===== RECORDS FOR THIS TASK

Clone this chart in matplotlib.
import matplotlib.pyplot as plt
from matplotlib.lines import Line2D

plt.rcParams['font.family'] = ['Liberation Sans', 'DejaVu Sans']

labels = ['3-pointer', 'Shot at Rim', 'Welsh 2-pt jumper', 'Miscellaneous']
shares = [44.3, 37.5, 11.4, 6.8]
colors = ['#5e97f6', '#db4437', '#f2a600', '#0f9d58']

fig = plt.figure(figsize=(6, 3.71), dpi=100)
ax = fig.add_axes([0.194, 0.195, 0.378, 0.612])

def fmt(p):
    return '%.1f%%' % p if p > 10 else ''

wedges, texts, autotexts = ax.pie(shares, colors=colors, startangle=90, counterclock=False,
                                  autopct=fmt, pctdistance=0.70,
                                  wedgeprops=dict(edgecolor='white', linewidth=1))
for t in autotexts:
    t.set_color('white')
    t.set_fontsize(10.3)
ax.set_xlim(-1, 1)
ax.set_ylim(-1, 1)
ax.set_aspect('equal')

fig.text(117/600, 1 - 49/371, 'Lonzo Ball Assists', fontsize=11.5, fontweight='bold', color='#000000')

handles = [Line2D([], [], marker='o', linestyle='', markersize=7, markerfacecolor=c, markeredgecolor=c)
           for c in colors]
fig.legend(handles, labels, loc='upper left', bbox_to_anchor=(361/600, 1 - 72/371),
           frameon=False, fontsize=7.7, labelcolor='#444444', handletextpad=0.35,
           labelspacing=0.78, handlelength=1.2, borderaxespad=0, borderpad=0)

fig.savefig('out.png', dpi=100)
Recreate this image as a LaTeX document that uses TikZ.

==========

**TASK OBJECTIVE:** Repeat each entry word for word.

**EXPECTED ANSWER:**
Clone this chart in matplotlib.
import matplotlib.pyplot as plt
from matplotlib.lines import Line2D

plt.rcParams['font.family'] = ['Liberation Sans', 'DejaVu Sans']

labels = ['3-pointer', 'Shot at Rim', 'Welsh 2-pt jumper', 'Miscellaneous']
shares = [44.3, 37.5, 11.4, 6.8]
colors = ['#5e97f6', '#db4437', '#f2a600', '#0f9d58']

fig = plt.figure(figsize=(6, 3.71), dpi=100)
ax = fig.add_axes([0.194, 0.195, 0.378, 0.612])

def fmt(p):
    return '%.1f%%' % p if p > 10 else ''

wedges, texts, autotexts = ax.pie(shares, colors=colors, startangle=90, counterclock=False,
                                  autopct=fmt, pctdistance=0.70,
                                  wedgeprops=dict(edgecolor='white', linewidth=1))
for t in autotexts:
    t.set_color('white')
    t.set_fontsize(10.3)
ax.set_xlim(-1, 1)
ax.set_ylim(-1, 1)
ax.set_aspect('equal')

fig.text(117/600, 1 - 49/371, 'Lonzo Ball Assists', fontsize=11.5, fontweight='bold', color='#000000')

handles = [Line2D([], [], marker='o', linestyle='', markersize=7, markerfacecolor=c, markeredgecolor=c)
           for c in colors]
fig.legend(handles, labels, loc='upper left', bbox_to_anchor=(361/600, 1 - 72/371),
           frameon=False, fontsize=7.7, labelcolor='#444444', handletextpad=0.35,
           labelspacing=0.78, handlelength=1.2, borderaxespad=0, borderpad=0)

fig.savefig('out.png', dpi=100)
Recreate this image as a LaTeX document that uses TikZ.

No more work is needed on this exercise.